Monday, April 02, 2007

Tibet Catholics Defy China Government for Faith

MEILI MOUNTAIN, China; 2 April (Reuters) - Deep in the southwest mountains of officially atheist China, a small congregation of Tibetan Catholics still pledges its loyalty to the Pope after years of persecution and isolation.

This community in the mountains of Yunnan province that buttress Tibet itself has remained a bastion of the faith since Swiss missionaries converted their ancestors a century ago.

Their small church was levelled in the 1960s during the heyday of the Cultural Revolution and its priests chased away. Members of the congregation also recount how they and their families endured frequent raids by their Buddhist neighbours.

But despite decades of hardship, the Catholic faith still runs strong among the few hundred villagers.

"No matter what happens, I would never abandon my religion," said 72-year-old Catholic Ma Dilin.

"There is no conflict between us and other religions.
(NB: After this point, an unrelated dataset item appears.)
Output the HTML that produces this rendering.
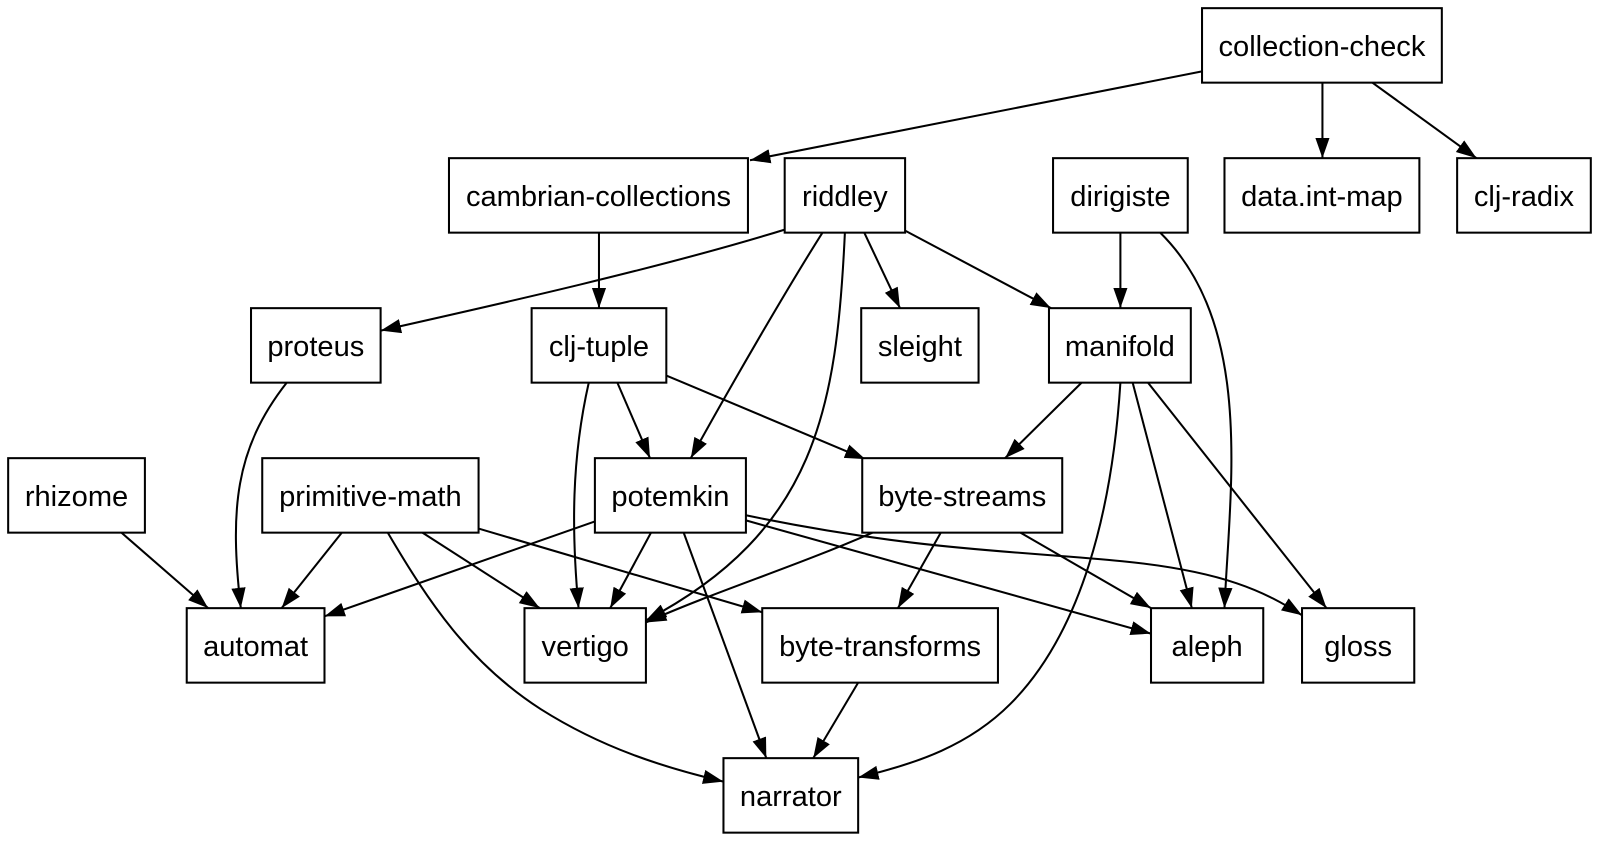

Our religion was passed on to me by the older generation, and will be passed on to the next generation. It is never going to change. I hope the younger generation can follow Catholicism as I do."

Major religions suffered during the chaotic 1966-1976 Cultural Revolution when clergy and believers were persecuted, publicly mocked, jailed and even killed. China has since loosen restrictions on religions, but it remains tightly controlled.
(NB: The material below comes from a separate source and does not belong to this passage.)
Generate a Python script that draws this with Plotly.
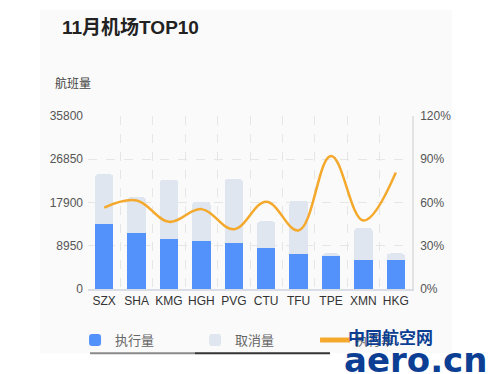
import plotly.graph_objects as go

airports = ["SZX", "SHA", "KMG", "HGH", "PVG", "CTU", "TFU", "TPE", "XMN", "HKG"]
executed = [13500, 11550, 10450, 9900, 9450, 8550, 7300, 6900, 5950, 5950]
cancelled = [10250, 7450, 12150, 8200, 13350, 5450, 11000, 470, 6650, 1420]
exec_rate = [56.5, 61.4, 46.6, 55.4, 41.5, 60.5, 40.6, 92.3, 47.5, 80.8]
left_ticks = [0, 8950, 17900, 26850, 35800]
right_ticks = [0, 30, 60, 90, 120]

FONT = "Liberation Sans, Noto Sans CJK SC"

fig = go.Figure()
fig.add_trace(go.Bar(
    x=airports, y=executed, name="执行量",
    marker=dict(color="#5392fa", line=dict(width=0)),
))
fig.add_trace(go.Bar(
    x=airports, y=cancelled, name="取消量",
    marker=dict(color="#dfe6ef", line=dict(width=0)),
))
fig.add_trace(go.Scatter(
    x=airports, y=exec_rate, name="执行率", yaxis="y2",
    mode="lines", line=dict(color="#f4a92c", width=2.5, shape="spline", smoothing=1.1),
))

fig.update_layout(
    width=500, height=374,
    margin=dict(l=80, r=96, t=108, b=93),
    paper_bgcolor="white", plot_bgcolor="rgba(0,0,0,0)",
    barmode="stack", bargap=0.43, barcornerradius=4,
    font=dict(family=FONT, color="#555"),
    showlegend=True,
    legend=dict(orientation="h", x=-0.04, xanchor="left", y=-0.295, yanchor="middle",
                traceorder="normal", bgcolor="rgba(0,0,0,0)",
                entrywidth=75, entrywidthmode="pixels",
                font=dict(size=13, color="#666", family=FONT), itemsizing="constant"),
    xaxis=dict(
        type="category", tickson="boundaries", showgrid=True, griddash="dash",
        gridcolor="#e6e6e6", gridwidth=1, ticks="", showline=True, linecolor="#d9dde6",
        linewidth=1.5, tickfont=dict(size=12, color="#333"), tickangle=0,
        automargin=False, fixedrange=True,
    ),
    yaxis=dict(
        range=[0, 35800], tickvals=left_ticks, ticktext=[str(v) for v in left_ticks],
        showgrid=True, griddash="dash", gridcolor="#e6e6e6", zeroline=False,
        tickfont=dict(size=12, color="#555"), ticks="", ticklabelstandoff=4,
        automargin=False,
    ),
    yaxis2=dict(
        overlaying="y", side="right", range=[0, 120], tickvals=right_ticks,
        ticktext=[f"{v}%" for v in right_ticks], showgrid=False, zeroline=False,
        showline=True, linecolor="#e3e3e3", linewidth=1.5,
        tickfont=dict(size=12, color="#555"), ticks="", ticklabelstandoff=4,
        automargin=False,
    ),
    shapes=[
        dict(type="rect", xref="paper", yref="paper", x0=-0.148, x1=1.123, y0=-0.37, y1=1.613,
             fillcolor="#fafafa", line=dict(width=0), layer="below"),
        dict(type="line", xref="paper", yref="paper", x0=0.006, x1=0.33, y0=-0.372, y1=-0.372,
             line=dict(color="#8a8a8a", width=2)),
        dict(type="line", xref="paper", yref="paper", x0=0.33, x1=0.747, y0=-0.372, y1=-0.372,
             line=dict(color="#333333", width=2)),
    ],
    annotations=[
        dict(text="<b>11月机场TOP10</b>", xref="paper", yref="paper", x=-0.087, y=1.51,
             xanchor="left", yanchor="middle", showarrow=False,
             font=dict(size=19, color="#222", family=FONT)),
        dict(text="航班量", xref="paper", yref="paper", x=-0.107, y=1.185,
             xanchor="left", yanchor="middle", showarrow=False,
             font=dict(size=12, color="#444", family=FONT)),
        dict(text="<b>中国航空网</b>", xref="paper", yref="paper", x=0.795, y=-0.275,
             xanchor="left", yanchor="middle", showarrow=False,
             font=dict(size=17, color="#0c3f93", family="Noto Sans CJK SC")),
        dict(text="<b>aero.cn</b>", xref="paper", yref="paper", x=0.785, y=-0.41,
             xanchor="left", yanchor="middle", showarrow=False,
             font=dict(size=34, color="#0c3f93", family="DejaVu Sans")),
    ],
)

fig.write_html("out.html")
The officially atheist Communist Party, which has run China since 1949, say religious freedom is enshrined in the constitution and citizens are free to attend ceremonies in churches, mosques and temples under state control.

Nearly all Tibetans are, unlike the residents of this mountain-bound village, Buddhists who honour the Dalai Lama as the chief protector of their beliefs.
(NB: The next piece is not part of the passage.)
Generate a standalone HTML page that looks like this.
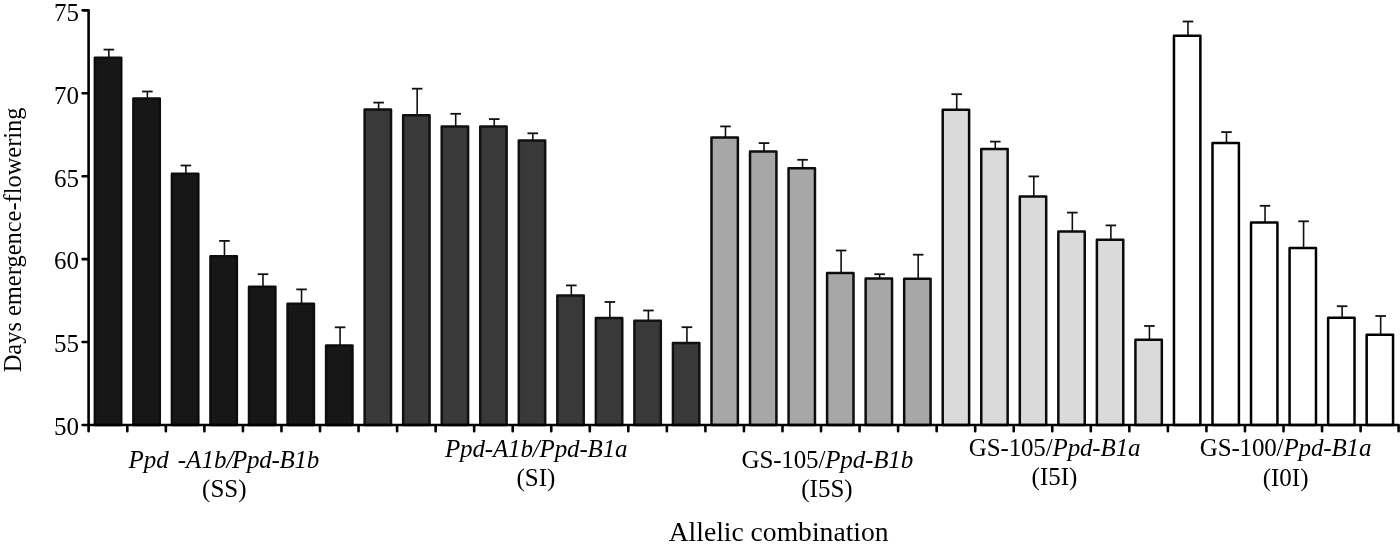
<!DOCTYPE html>
<html><head><meta charset="utf-8"><style>
html,body{margin:0;padding:0;background:#fff;}
body{width:1400px;height:547px;overflow:hidden;}
svg{display:block;}
.t{font-family:"Liberation Serif",serif;font-size:25px;fill:#000;white-space:pre;}
svg{will-change:transform;}
.i{font-style:italic;}
</style></head><body>
<svg width="1400" height="547" viewBox="0 0 1400 547">
<rect width="1400" height="547" fill="#fff"/>
<path d="M108.84 57.60V49.60" stroke="#111" stroke-width="1.6"/>
<path d="M103.54 49.60H114.14" stroke="#111" stroke-width="1.8"/>
<rect x="94.84" y="57.85" width="26.40" height="367.15" fill="#171717" stroke="#0d0d0d" stroke-width="2.5" stroke-linejoin="round"/>
<path d="M147.38 98.30V91.50" stroke="#111" stroke-width="1.6"/>
<path d="M142.08 91.50H152.68" stroke="#111" stroke-width="1.8"/>
<rect x="133.38" y="98.55" width="26.40" height="326.45" fill="#171717" stroke="#0d0d0d" stroke-width="2.5" stroke-linejoin="round"/>
<path d="M185.92 173.40V165.50" stroke="#111" stroke-width="1.6"/>
<path d="M180.62 165.50H191.22" stroke="#111" stroke-width="1.8"/>
<rect x="171.92" y="173.65" width="26.40" height="251.35" fill="#171717" stroke="#0d0d0d" stroke-width="2.5" stroke-linejoin="round"/>
<path d="M224.46 255.90V240.90" stroke="#111" stroke-width="1.6"/>
<path d="M219.16 240.90H229.76" stroke="#111" stroke-width="1.8"/>
<rect x="210.46" y="256.15" width="26.40" height="168.85" fill="#171717" stroke="#0d0d0d" stroke-width="2.5" stroke-linejoin="round"/>
<path d="M263.00 286.60V274.20" stroke="#111" stroke-width="1.6"/>
<path d="M257.70 274.20H268.30" stroke="#111" stroke-width="1.8"/>
<rect x="249.00" y="286.85" width="26.40" height="138.15" fill="#171717" stroke="#0d0d0d" stroke-width="2.5" stroke-linejoin="round"/>
<path d="M301.54 303.40V289.40" stroke="#111" stroke-width="1.6"/>
<path d="M296.24 289.40H306.84" stroke="#111" stroke-width="1.8"/>
<rect x="287.54" y="303.65" width="26.40" height="121.35" fill="#171717" stroke="#0d0d0d" stroke-width="2.5" stroke-linejoin="round"/>
<path d="M340.08 345.30V327.30" stroke="#111" stroke-width="1.6"/>
<path d="M334.78 327.30H345.38" stroke="#111" stroke-width="1.8"/>
<rect x="326.08" y="345.55" width="26.40" height="79.45" fill="#171717" stroke="#0d0d0d" stroke-width="2.5" stroke-linejoin="round"/>
<path d="M378.62 109.30V102.60" stroke="#111" stroke-width="1.6"/>
<path d="M373.32 102.60H383.92" stroke="#111" stroke-width="1.8"/>
<rect x="364.62" y="109.55" width="26.40" height="315.45" fill="#393939" stroke="#111111" stroke-width="2.5" stroke-linejoin="round"/>
<path d="M417.16 115.10V88.70" stroke="#111" stroke-width="1.6"/>
<path d="M411.86 88.70H422.46" stroke="#111" stroke-width="1.8"/>
<rect x="403.16" y="115.35" width="26.40" height="309.65" fill="#393939" stroke="#111111" stroke-width="2.5" stroke-linejoin="round"/>
<path d="M455.70 126.20V113.80" stroke="#111" stroke-width="1.6"/>
<path d="M450.40 113.80H461.00" stroke="#111" stroke-width="1.8"/>
<rect x="441.70" y="126.45" width="26.40" height="298.55" fill="#393939" stroke="#111111" stroke-width="2.5" stroke-linejoin="round"/>
<path d="M494.24 126.20V119.10" stroke="#111" stroke-width="1.6"/>
<path d="M488.94 119.10H499.54" stroke="#111" stroke-width="1.8"/>
<rect x="480.24" y="126.45" width="26.40" height="298.55" fill="#393939" stroke="#111111" stroke-width="2.5" stroke-linejoin="round"/>
<path d="M532.78 140.30V133.30" stroke="#111" stroke-width="1.6"/>
<path d="M527.48 133.30H538.08" stroke="#111" stroke-width="1.8"/>
<rect x="518.78" y="140.55" width="26.40" height="284.45" fill="#393939" stroke="#111111" stroke-width="2.5" stroke-linejoin="round"/>
<path d="M571.32 295.20V285.40" stroke="#111" stroke-width="1.6"/>
<path d="M566.02 285.40H576.62" stroke="#111" stroke-width="1.8"/>
<rect x="557.32" y="295.45" width="26.40" height="129.55" fill="#393939" stroke="#111111" stroke-width="2.5" stroke-linejoin="round"/>
<path d="M609.86 317.70V302.00" stroke="#111" stroke-width="1.6"/>
<path d="M604.56 302.00H615.16" stroke="#111" stroke-width="1.8"/>
<rect x="595.86" y="317.95" width="26.40" height="107.05" fill="#393939" stroke="#111111" stroke-width="2.5" stroke-linejoin="round"/>
<path d="M648.40 320.50V310.50" stroke="#111" stroke-width="1.6"/>
<path d="M643.10 310.50H653.70" stroke="#111" stroke-width="1.8"/>
<rect x="634.40" y="320.75" width="26.40" height="104.25" fill="#393939" stroke="#111111" stroke-width="2.5" stroke-linejoin="round"/>
<path d="M686.94 342.80V327.20" stroke="#111" stroke-width="1.6"/>
<path d="M681.64 327.20H692.24" stroke="#111" stroke-width="1.8"/>
<rect x="672.94" y="343.05" width="26.40" height="81.95" fill="#393939" stroke="#111111" stroke-width="2.5" stroke-linejoin="round"/>
<path d="M725.48 137.30V126.40" stroke="#111" stroke-width="1.6"/>
<path d="M720.18 126.40H730.78" stroke="#111" stroke-width="1.8"/>
<rect x="711.48" y="137.55" width="26.40" height="287.45" fill="#a7a7a7" stroke="#0d0d0d" stroke-width="2.5" stroke-linejoin="round"/>
<path d="M764.02 151.20V143.10" stroke="#111" stroke-width="1.6"/>
<path d="M758.72 143.10H769.32" stroke="#111" stroke-width="1.8"/>
<rect x="750.02" y="151.45" width="26.40" height="273.55" fill="#a7a7a7" stroke="#0d0d0d" stroke-width="2.5" stroke-linejoin="round"/>
<path d="M802.56 168.10V159.80" stroke="#111" stroke-width="1.6"/>
<path d="M797.26 159.80H807.86" stroke="#111" stroke-width="1.8"/>
<rect x="788.56" y="168.35" width="26.40" height="256.65" fill="#a7a7a7" stroke="#0d0d0d" stroke-width="2.5" stroke-linejoin="round"/>
<path d="M841.10 272.70V250.50" stroke="#111" stroke-width="1.6"/>
<path d="M835.80 250.50H846.40" stroke="#111" stroke-width="1.8"/>
<rect x="827.10" y="272.95" width="26.40" height="152.05" fill="#a7a7a7" stroke="#0d0d0d" stroke-width="2.5" stroke-linejoin="round"/>
<path d="M879.64 278.20V274.20" stroke="#111" stroke-width="1.6"/>
<path d="M874.34 274.20H884.94" stroke="#111" stroke-width="1.8"/>
<rect x="865.64" y="278.45" width="26.40" height="146.55" fill="#a7a7a7" stroke="#0d0d0d" stroke-width="2.5" stroke-linejoin="round"/>
<path d="M918.18 278.50V254.70" stroke="#111" stroke-width="1.6"/>
<path d="M912.88 254.70H923.48" stroke="#111" stroke-width="1.8"/>
<rect x="904.18" y="278.75" width="26.40" height="146.25" fill="#a7a7a7" stroke="#0d0d0d" stroke-width="2.5" stroke-linejoin="round"/>
<path d="M956.72 109.40V94.20" stroke="#111" stroke-width="1.6"/>
<path d="M951.42 94.20H962.02" stroke="#111" stroke-width="1.8"/>
<rect x="942.72" y="109.65" width="26.40" height="315.35" fill="#dadada" stroke="#0a0a0a" stroke-width="2.5" stroke-linejoin="round"/>
<path d="M995.26 148.70V141.60" stroke="#111" stroke-width="1.6"/>
<path d="M989.96 141.60H1000.56" stroke="#111" stroke-width="1.8"/>
<rect x="981.26" y="148.95" width="26.40" height="276.05" fill="#dadada" stroke="#0a0a0a" stroke-width="2.5" stroke-linejoin="round"/>
<path d="M1033.80 196.20V176.40" stroke="#111" stroke-width="1.6"/>
<path d="M1028.50 176.40H1039.10" stroke="#111" stroke-width="1.8"/>
<rect x="1019.80" y="196.45" width="26.40" height="228.55" fill="#dadada" stroke="#0a0a0a" stroke-width="2.5" stroke-linejoin="round"/>
<path d="M1072.34 231.20V212.60" stroke="#111" stroke-width="1.6"/>
<path d="M1067.04 212.60H1077.64" stroke="#111" stroke-width="1.8"/>
<rect x="1058.34" y="231.45" width="26.40" height="193.55" fill="#dadada" stroke="#0a0a0a" stroke-width="2.5" stroke-linejoin="round"/>
<path d="M1110.88 239.40V225.40" stroke="#111" stroke-width="1.6"/>
<path d="M1105.58 225.40H1116.18" stroke="#111" stroke-width="1.8"/>
<rect x="1096.88" y="239.65" width="26.40" height="185.35" fill="#dadada" stroke="#0a0a0a" stroke-width="2.5" stroke-linejoin="round"/>
<path d="M1149.42 339.60V326.00" stroke="#111" stroke-width="1.6"/>
<path d="M1144.12 326.00H1154.72" stroke="#111" stroke-width="1.8"/>
<rect x="1135.42" y="339.85" width="26.40" height="85.15" fill="#dadada" stroke="#0a0a0a" stroke-width="2.5" stroke-linejoin="round"/>
<path d="M1187.96 35.40V21.50" stroke="#111" stroke-width="1.6"/>
<path d="M1182.66 21.50H1193.26" stroke="#111" stroke-width="1.8"/>
<rect x="1173.96" y="35.65" width="26.40" height="389.35" fill="#ffffff" stroke="#000000" stroke-width="2.5" stroke-linejoin="round"/>
<path d="M1226.50 142.80V132.10" stroke="#111" stroke-width="1.6"/>
<path d="M1221.20 132.10H1231.80" stroke="#111" stroke-width="1.8"/>
<rect x="1212.50" y="143.05" width="26.40" height="281.95" fill="#ffffff" stroke="#000000" stroke-width="2.5" stroke-linejoin="round"/>
<path d="M1265.04 222.30V205.80" stroke="#111" stroke-width="1.6"/>
<path d="M1259.74 205.80H1270.34" stroke="#111" stroke-width="1.8"/>
<rect x="1251.04" y="222.55" width="26.40" height="202.45" fill="#ffffff" stroke="#000000" stroke-width="2.5" stroke-linejoin="round"/>
<path d="M1303.58 247.80V221.30" stroke="#111" stroke-width="1.6"/>
<path d="M1298.28 221.30H1308.88" stroke="#111" stroke-width="1.8"/>
<rect x="1289.58" y="248.05" width="26.40" height="176.95" fill="#ffffff" stroke="#000000" stroke-width="2.5" stroke-linejoin="round"/>
<path d="M1342.12 317.50V306.20" stroke="#111" stroke-width="1.6"/>
<path d="M1336.82 306.20H1347.42" stroke="#111" stroke-width="1.8"/>
<rect x="1328.12" y="317.75" width="26.40" height="107.25" fill="#ffffff" stroke="#000000" stroke-width="2.5" stroke-linejoin="round"/>
<path d="M1380.66 334.40V316.00" stroke="#111" stroke-width="1.6"/>
<path d="M1375.36 316.00H1385.96" stroke="#111" stroke-width="1.8"/>
<rect x="1366.66" y="334.65" width="26.40" height="90.35" fill="#ffffff" stroke="#000000" stroke-width="2.5" stroke-linejoin="round"/>
<path d="M82.6 10.35H88.6V431.2M82.6 93.28H88.6M82.6 176.21H88.6M82.6 259.14H88.6M82.6 342.07H88.6M82.6 425.00H88.6M88.6 425H1398.6V431.2M127.31 425V431.2M165.85 425V431.2M204.39 425V431.2M242.93 425V431.2M281.47 425V431.2M320.01 425V431.2M358.55 425V431.2M397.09 425V431.2M435.63 425V431.2M474.17 425V431.2M512.71 425V431.2M551.25 425V431.2M589.79 425V431.2M628.33 425V431.2M666.87 425V431.2M705.41 425V431.2M743.95 425V431.2M782.49 425V431.2M821.03 425V431.2M859.57 425V431.2M898.11 425V431.2M936.65 425V431.2M975.19 425V431.2M1013.73 425V431.2M1052.27 425V431.2M1090.81 425V431.2M1129.35 425V431.2M1167.89 425V431.2M1206.43 425V431.2M1244.97 425V431.2M1283.51 425V431.2M1322.05 425V431.2M1360.59 425V431.2" fill="none" stroke="#000" stroke-width="2.6" stroke-linejoin="round" stroke-linecap="round"/>
<text x="79.1" y="20.65" text-anchor="end" class="t">75</text>
<text x="79.1" y="103.58" text-anchor="end" class="t">70</text>
<text x="79.1" y="186.51" text-anchor="end" class="t">65</text>
<text x="79.1" y="269.44" text-anchor="end" class="t">60</text>
<text x="79.1" y="352.37" text-anchor="end" class="t">55</text>
<text x="79.1" y="435.30" text-anchor="end" class="t">50</text>
<text y="468" class="t i"><tspan x="128.6">Ppd</tspan><tspan x="177.8">-A1b/</tspan><tspan x="232.0" letter-spacing="-0.25">Ppd-B1b</tspan></text>
<text x="224.3" y="496.5" text-anchor="middle" class="t">(SS)</text>
<text x="536.2" y="457.3" text-anchor="middle" class="t i" letter-spacing="-0.15">Ppd-A1b/Ppd-B1a</text>
<text x="536" y="486" text-anchor="middle" class="t">(SI)</text>
<text x="827.3" y="468" text-anchor="middle" class="t" letter-spacing="-0.15">GS-105/<tspan class="i">Ppd-B1b</tspan></text>
<text x="827" y="496.5" text-anchor="middle" class="t">(I5S)</text>
<text x="1054.6" y="456" text-anchor="middle" class="t" letter-spacing="-0.15">GS-105/<tspan class="i">Ppd-B1a</tspan></text>
<text x="1054.5" y="485" text-anchor="middle" class="t">(I5I)</text>
<text x="1285.5" y="455.9" text-anchor="middle" class="t" letter-spacing="-0.15">GS-100/<tspan class="i">Ppd-B1a</tspan></text>
<text x="1285.6" y="486" text-anchor="middle" class="t">(I0I)</text>
<text x="778.6" y="540.7" text-anchor="middle" class="t" style="font-size:27.6px">Allelic combination</text>
<text transform="translate(20.8,239.9) rotate(-90)" text-anchor="middle" class="t" style="font-size:24.45px">Days emergence-flowering</text>
</svg>
</body></html>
But international rights groups have accused China of jailing Catholic priests and Tibetan Buddhist monks and nuns who reject official controls on their faith.

Every Sunday, the small, unassuming wood and brick church fills with the sounds of hymns and prayer. The white-washed interior is decorated with photographs of Pope Benedict, images of Jesus and the Virgin Mary as well as red, Chinese-style paper lanterns and calligraphy.

The biggest obstacle for the small congregation is the lack of funding. Infrequent, and often secret, donations from abroad keep the church's door open and the local parish afloat.

The followers have remained loyal to the Vatican and the Pope, refusing to fall under the fold of the official Chinese Catholic Patriotic Association.

"The Roman Catholic Church is home to our souls. It is our saviour and the leader of our souls. From dawn to dark, we, the Catholics must help the Roman Catholic Church, and help our God," said local priest A Nisse.

Diplomatic relations between Beijing and the Vatican were severed in 1951, two years after the Communist Party took control of the country.

Official figures show the number of Christian Chinese has risen to 16 million from 10 million in the past six years but a recent survey by professors at a Shanghai University put the figure at 40 million.

Growing numbers of Chinese join underground churches that do not fall under government supervision, but they sometimes risk detention or arrest.

Here in the mountains, Rome seems far away. But priest A Nisse said he felt a powerful bond.

"I want to thank the Roman Catholic Church. We have maintained our loyalty throughout the years. I thank them for helping us and supporting us," he said.